### SUPPLIED INFORMATION
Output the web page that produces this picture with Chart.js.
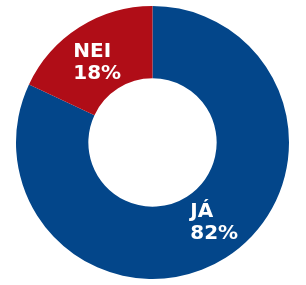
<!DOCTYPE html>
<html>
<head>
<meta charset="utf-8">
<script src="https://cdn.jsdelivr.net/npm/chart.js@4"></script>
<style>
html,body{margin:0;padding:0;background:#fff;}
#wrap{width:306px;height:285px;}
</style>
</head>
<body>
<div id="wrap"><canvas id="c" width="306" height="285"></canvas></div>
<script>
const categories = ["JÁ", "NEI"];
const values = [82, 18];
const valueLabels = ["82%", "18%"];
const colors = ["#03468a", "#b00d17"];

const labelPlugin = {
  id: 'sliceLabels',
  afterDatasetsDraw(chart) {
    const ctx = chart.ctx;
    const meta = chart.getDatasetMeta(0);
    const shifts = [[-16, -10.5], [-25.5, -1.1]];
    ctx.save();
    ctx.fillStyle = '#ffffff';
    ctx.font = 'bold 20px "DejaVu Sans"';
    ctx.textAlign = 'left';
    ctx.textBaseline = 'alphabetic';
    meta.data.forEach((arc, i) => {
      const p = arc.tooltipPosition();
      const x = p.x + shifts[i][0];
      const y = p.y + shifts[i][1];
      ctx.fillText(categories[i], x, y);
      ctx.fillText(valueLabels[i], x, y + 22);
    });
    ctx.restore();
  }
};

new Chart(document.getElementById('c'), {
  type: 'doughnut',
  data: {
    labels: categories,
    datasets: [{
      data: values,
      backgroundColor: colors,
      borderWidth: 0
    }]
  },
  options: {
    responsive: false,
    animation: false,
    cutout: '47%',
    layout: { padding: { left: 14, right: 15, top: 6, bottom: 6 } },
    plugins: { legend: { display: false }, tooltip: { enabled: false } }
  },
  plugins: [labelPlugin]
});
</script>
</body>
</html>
######
### SUPPLIED INFORMATION
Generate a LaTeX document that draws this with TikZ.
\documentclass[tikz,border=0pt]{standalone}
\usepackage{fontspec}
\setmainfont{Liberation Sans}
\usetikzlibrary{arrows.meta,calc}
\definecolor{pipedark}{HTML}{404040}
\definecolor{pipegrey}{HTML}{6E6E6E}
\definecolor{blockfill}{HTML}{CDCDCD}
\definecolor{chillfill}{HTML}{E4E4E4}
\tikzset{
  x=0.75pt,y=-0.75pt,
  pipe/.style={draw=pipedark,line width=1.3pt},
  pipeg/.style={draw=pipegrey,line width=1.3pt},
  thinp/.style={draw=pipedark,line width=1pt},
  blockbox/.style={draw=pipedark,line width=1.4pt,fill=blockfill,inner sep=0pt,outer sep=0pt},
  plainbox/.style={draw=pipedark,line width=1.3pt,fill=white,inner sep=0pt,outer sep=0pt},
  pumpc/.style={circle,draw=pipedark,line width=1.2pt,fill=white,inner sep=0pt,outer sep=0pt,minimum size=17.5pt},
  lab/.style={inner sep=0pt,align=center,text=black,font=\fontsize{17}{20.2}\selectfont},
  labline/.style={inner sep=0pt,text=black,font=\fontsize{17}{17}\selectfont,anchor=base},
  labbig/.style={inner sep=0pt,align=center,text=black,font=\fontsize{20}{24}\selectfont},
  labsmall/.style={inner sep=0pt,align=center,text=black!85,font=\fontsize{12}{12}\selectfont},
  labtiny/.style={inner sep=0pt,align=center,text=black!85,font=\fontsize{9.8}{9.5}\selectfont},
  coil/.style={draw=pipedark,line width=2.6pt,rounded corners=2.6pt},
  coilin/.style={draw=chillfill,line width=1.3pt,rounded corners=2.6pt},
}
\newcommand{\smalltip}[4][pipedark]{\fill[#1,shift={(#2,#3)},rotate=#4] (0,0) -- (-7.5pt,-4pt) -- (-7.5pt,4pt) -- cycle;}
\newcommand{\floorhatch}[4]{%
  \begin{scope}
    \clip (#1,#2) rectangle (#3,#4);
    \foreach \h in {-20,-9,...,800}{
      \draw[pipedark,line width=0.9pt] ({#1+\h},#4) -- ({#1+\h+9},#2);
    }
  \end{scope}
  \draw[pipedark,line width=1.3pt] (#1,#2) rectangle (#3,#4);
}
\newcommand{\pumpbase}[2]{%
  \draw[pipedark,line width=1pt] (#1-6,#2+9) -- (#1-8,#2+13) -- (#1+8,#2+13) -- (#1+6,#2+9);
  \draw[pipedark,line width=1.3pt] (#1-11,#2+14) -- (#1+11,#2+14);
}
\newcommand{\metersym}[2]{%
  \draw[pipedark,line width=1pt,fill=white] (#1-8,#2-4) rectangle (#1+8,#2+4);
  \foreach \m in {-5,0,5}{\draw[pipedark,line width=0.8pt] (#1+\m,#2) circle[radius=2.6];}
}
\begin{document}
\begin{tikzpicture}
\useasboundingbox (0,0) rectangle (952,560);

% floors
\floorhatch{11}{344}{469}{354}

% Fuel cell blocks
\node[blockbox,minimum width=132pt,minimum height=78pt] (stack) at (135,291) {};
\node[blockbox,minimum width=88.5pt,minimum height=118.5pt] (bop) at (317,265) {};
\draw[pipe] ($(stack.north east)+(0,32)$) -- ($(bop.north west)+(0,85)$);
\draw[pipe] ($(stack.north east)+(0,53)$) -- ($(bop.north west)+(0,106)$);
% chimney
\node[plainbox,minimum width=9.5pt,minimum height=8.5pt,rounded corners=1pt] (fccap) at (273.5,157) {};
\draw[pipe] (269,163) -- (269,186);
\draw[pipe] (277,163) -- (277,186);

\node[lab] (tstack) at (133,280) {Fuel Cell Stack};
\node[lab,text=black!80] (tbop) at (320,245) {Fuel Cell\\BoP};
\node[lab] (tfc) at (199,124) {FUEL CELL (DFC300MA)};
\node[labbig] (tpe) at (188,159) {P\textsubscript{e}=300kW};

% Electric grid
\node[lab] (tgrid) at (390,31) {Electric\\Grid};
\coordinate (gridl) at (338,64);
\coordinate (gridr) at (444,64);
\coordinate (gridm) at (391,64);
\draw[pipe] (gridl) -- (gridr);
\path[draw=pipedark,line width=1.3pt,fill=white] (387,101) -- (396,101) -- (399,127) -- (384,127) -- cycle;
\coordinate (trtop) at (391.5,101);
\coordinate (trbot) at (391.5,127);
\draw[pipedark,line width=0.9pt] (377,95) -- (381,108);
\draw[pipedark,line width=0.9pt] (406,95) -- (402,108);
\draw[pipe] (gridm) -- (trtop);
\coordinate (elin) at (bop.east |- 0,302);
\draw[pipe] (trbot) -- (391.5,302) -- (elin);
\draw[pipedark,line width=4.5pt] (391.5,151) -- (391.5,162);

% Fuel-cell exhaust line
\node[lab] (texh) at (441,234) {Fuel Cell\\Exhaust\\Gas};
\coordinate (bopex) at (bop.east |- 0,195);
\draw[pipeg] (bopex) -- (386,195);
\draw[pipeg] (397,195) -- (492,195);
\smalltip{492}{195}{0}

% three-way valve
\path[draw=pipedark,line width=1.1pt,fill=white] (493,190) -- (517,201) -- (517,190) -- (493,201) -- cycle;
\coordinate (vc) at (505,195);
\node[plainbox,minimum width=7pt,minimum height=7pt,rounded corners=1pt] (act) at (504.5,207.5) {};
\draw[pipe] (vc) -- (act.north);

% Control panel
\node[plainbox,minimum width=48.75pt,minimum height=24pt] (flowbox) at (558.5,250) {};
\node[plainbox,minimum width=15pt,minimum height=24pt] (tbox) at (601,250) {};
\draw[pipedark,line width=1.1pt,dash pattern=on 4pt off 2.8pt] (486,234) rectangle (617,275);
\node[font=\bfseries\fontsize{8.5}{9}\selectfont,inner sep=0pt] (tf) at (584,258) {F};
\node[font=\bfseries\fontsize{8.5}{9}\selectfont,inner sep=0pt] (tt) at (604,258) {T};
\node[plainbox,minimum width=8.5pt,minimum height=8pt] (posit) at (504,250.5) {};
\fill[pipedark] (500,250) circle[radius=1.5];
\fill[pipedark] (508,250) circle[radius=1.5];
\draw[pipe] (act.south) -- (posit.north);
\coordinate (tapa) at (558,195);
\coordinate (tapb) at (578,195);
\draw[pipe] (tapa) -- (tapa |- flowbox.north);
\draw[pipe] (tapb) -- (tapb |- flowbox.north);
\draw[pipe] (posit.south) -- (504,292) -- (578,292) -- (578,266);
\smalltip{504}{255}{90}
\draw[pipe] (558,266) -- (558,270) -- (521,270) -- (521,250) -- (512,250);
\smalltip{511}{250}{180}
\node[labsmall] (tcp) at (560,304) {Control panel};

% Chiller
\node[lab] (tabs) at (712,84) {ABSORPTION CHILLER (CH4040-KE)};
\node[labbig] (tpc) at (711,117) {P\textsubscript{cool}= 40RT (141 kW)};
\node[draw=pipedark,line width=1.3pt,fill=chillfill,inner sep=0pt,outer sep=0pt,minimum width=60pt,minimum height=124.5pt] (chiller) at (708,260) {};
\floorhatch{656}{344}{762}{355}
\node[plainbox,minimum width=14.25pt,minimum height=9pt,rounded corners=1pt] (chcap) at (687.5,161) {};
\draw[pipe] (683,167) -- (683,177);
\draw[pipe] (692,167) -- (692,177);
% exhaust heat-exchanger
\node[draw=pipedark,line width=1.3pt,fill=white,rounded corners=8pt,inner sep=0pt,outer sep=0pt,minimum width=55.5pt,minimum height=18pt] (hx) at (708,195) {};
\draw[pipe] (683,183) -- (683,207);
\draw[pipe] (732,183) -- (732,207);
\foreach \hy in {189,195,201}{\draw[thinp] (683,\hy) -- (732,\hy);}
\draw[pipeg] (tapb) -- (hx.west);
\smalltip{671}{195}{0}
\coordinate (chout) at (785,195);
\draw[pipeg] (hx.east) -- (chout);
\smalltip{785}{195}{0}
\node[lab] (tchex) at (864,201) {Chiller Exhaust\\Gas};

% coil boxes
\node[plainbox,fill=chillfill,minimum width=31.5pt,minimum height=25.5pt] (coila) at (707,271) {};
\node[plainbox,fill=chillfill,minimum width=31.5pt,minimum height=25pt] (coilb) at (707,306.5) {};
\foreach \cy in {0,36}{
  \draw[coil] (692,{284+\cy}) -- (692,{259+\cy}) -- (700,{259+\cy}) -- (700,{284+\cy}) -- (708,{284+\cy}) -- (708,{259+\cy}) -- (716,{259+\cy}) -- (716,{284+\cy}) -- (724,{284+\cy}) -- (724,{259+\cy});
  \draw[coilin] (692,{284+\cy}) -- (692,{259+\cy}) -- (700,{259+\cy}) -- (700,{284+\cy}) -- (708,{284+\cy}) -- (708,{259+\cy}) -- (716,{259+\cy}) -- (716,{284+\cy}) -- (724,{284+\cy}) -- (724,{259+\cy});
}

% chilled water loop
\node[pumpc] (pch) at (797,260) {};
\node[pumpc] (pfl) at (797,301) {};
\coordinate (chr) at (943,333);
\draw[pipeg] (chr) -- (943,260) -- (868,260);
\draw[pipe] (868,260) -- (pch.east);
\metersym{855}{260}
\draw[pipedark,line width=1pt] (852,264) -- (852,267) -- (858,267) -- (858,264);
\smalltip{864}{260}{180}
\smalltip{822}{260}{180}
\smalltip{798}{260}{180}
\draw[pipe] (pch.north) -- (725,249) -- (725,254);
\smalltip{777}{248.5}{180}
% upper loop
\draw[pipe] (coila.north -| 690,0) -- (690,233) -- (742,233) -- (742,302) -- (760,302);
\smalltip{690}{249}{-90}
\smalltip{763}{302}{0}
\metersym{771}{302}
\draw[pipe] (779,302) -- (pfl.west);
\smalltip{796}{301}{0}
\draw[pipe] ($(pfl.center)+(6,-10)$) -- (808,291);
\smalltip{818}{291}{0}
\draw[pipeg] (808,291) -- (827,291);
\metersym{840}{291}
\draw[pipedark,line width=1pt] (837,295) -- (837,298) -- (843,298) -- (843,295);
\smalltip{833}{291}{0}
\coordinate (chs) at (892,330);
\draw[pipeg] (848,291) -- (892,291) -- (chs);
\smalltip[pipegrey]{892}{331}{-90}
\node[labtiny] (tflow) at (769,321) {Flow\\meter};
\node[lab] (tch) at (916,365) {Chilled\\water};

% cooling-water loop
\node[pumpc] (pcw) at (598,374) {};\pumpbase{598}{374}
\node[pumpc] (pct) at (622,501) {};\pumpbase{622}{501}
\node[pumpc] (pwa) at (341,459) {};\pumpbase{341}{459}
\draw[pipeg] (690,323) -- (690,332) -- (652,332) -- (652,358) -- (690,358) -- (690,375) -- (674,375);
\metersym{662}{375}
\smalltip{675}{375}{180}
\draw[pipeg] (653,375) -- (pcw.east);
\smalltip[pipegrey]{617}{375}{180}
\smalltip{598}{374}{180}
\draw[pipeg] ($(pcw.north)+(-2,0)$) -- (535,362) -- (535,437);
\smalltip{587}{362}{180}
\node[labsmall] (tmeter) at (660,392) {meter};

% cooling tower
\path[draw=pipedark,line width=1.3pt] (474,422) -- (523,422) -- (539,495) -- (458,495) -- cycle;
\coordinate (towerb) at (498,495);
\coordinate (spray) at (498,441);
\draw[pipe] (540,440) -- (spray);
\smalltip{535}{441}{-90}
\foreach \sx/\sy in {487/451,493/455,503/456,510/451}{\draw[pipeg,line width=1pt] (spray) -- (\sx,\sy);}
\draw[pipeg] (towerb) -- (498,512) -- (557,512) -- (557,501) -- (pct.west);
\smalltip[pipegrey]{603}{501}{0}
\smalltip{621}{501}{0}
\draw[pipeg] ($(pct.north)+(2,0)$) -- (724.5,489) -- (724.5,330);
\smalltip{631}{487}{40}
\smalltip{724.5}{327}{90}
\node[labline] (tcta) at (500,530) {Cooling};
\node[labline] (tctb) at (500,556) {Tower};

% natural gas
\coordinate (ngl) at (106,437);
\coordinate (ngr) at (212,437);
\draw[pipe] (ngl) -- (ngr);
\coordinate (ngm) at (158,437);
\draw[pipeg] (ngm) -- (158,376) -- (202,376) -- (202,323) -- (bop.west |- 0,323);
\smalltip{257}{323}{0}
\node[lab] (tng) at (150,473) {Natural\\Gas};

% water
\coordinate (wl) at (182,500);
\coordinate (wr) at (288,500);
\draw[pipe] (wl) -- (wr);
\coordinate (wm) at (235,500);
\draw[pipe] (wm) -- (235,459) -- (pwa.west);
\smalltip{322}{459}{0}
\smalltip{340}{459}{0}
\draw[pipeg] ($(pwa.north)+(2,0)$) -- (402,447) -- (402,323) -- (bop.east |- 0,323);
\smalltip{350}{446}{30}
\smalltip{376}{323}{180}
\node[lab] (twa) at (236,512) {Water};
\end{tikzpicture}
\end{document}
######
▸ **AIM OF THE EXERCISE**: List all lines from the entries that include the word "with".

▸ **SOLUTION TO THIS PROBLEM**:
Output the web page that produces this picture with Chart.js.
Generate a LaTeX document that draws this with TikZ.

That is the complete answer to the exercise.